My friends, that's America.
Audience. U.S.A.! U.S.A.! U.S.A.!
The President. We cheered in Los Angeles as the flame was carried in and
the giant Olympic torch burst into a billowing fire in front of the
teams, the youth of 140 nations assembled on the floor of the Coliseum.
And in that moment, maybe you were struck as I was with the uniqueness
of what was taking place before a hundred thousand people in the
stadium, most of them citizens of our country, and over a billion
worldwide watching on television. There were athletes representing 140
countries here to compete in the one country in all the world whose
people carry the bloodlines of all those 140 countries and more. Only in
the United States is there such a rich mixture of races, creeds, and
nationalities -- only in our melting pot.

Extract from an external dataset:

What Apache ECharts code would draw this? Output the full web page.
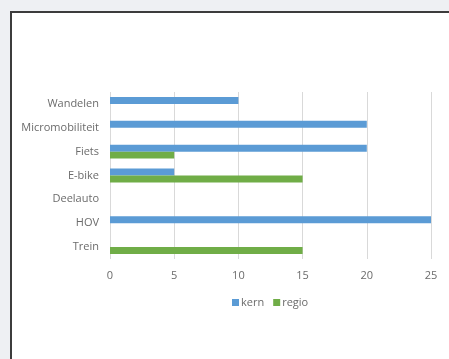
<!DOCTYPE html>
<html>
<head>
<meta charset="utf-8">
<script src="https://cdn.jsdelivr.net/npm/echarts@6/dist/echarts.min.js"></script>
<style>
  html, body { margin: 0; padding: 0; background: #eef0f3; overflow: hidden; }
  #panel { position: absolute; left: 10px; top: 11px; width: 460px; height: 370px;
           background: #ffffff; border: 2px solid #3c3c3c; box-sizing: border-box; }
  #chart { position: absolute; left: 0; top: 0; width: 449px; height: 359px; }
</style>
</head>
<body>
<div id="panel"></div>
<div id="chart"></div>
<script>
// Modes of transport, top to bottom
const categories = ['Wandelen', 'Micromobiliteit', 'Fiets', 'E-bike', 'Deelauto', 'HOV', 'Trein'];
const kern  = [10, 20, 20, 5, 0, 25, 0];
const regio = [0, 0, 5, 15, 0, 0, 15];
const xTicks = [0, 5, 10, 15, 20, 25];

const textColor = '#6b6b6b';
const font = 'Open Sans';
const fs = 11;

const chart = echarts.init(document.getElementById('chart'), null, { renderer: 'canvas' });
chart.setOption({
  backgroundColor: 'transparent',
  animation: false,
  textStyle: { fontFamily: font },
  grid: { left: 110, right: 18, top: 92, bottom: 100, containLabel: false },
  legend: {
    top: 292,
    left: 227,
    itemWidth: 7,
    itemHeight: 7,
    itemGap: 9,
    icon: 'rect',
    textStyle: { color: textColor, fontSize: fs, fontFamily: font, padding: [0, 0, 0, -3] },
    data: ['kern', 'regio']
  },
  xAxis: {
    type: 'value',
    min: xTicks[0],
    max: xTicks[xTicks.length - 1],
    interval: 5,
    axisLine: { show: false },
    axisTick: { show: false },
    axisLabel: { color: textColor, fontSize: fs, fontFamily: font, margin: 11 },
    splitLine: { show: true, lineStyle: { color: '#d9d9d9', width: 1 } }
  },
  yAxis: {
    type: 'category',
    data: categories,
    inverse: true,
    axisLine: { show: false },
    axisTick: { show: false },
    axisLabel: { color: textColor, fontSize: fs, fontFamily: font, margin: 11 },
    splitLine: { show: false }
  },
  series: [
    {
      name: 'kern', type: 'bar', data: kern,
      itemStyle: { color: '#5b9bd5' },
      barGap: '0%', barCategoryGap: '42%'
    },
    {
      name: 'regio', type: 'bar', data: regio,
      itemStyle: { color: '#70ad47' },
      barGap: '0%', barCategoryGap: '42%'
    }
  ]
});
</script>
</body>
</html>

And that brings to mind another torch, the one that greeted so many of
our parents and grandparents. Just this past Fourth of July, the torch
atop the Statue of Liberty was hoisted down for replacement. We can be
forgiven for thinking that maybe it was just worn out from lighting the
way to freedom for 17 million new Americans. So, now we'll put up a new
one.
The
poet called Miss Liberty's torch the ``lamp beside the golden door.''
Well, that was the entrance to America, and it still is. And now you
really know why we're here tonight.
The glistening hope of that lamp is still ours. Every promise, every
opportunity is still golden in this land. And through that golden door
our children can walk into tomorrow with the knowledge that no one can
be denied the promise that is America.
Her heart is full; her door is still golden, her future bright. She has
arms big enough to comfort and strong enough to support, for the
strength in her arms is the strength of her people. She will carry on in
the eighties unafraid, unashamed, and unsurpassed.
In this springtime of hope, some lights seem eternal; America's is.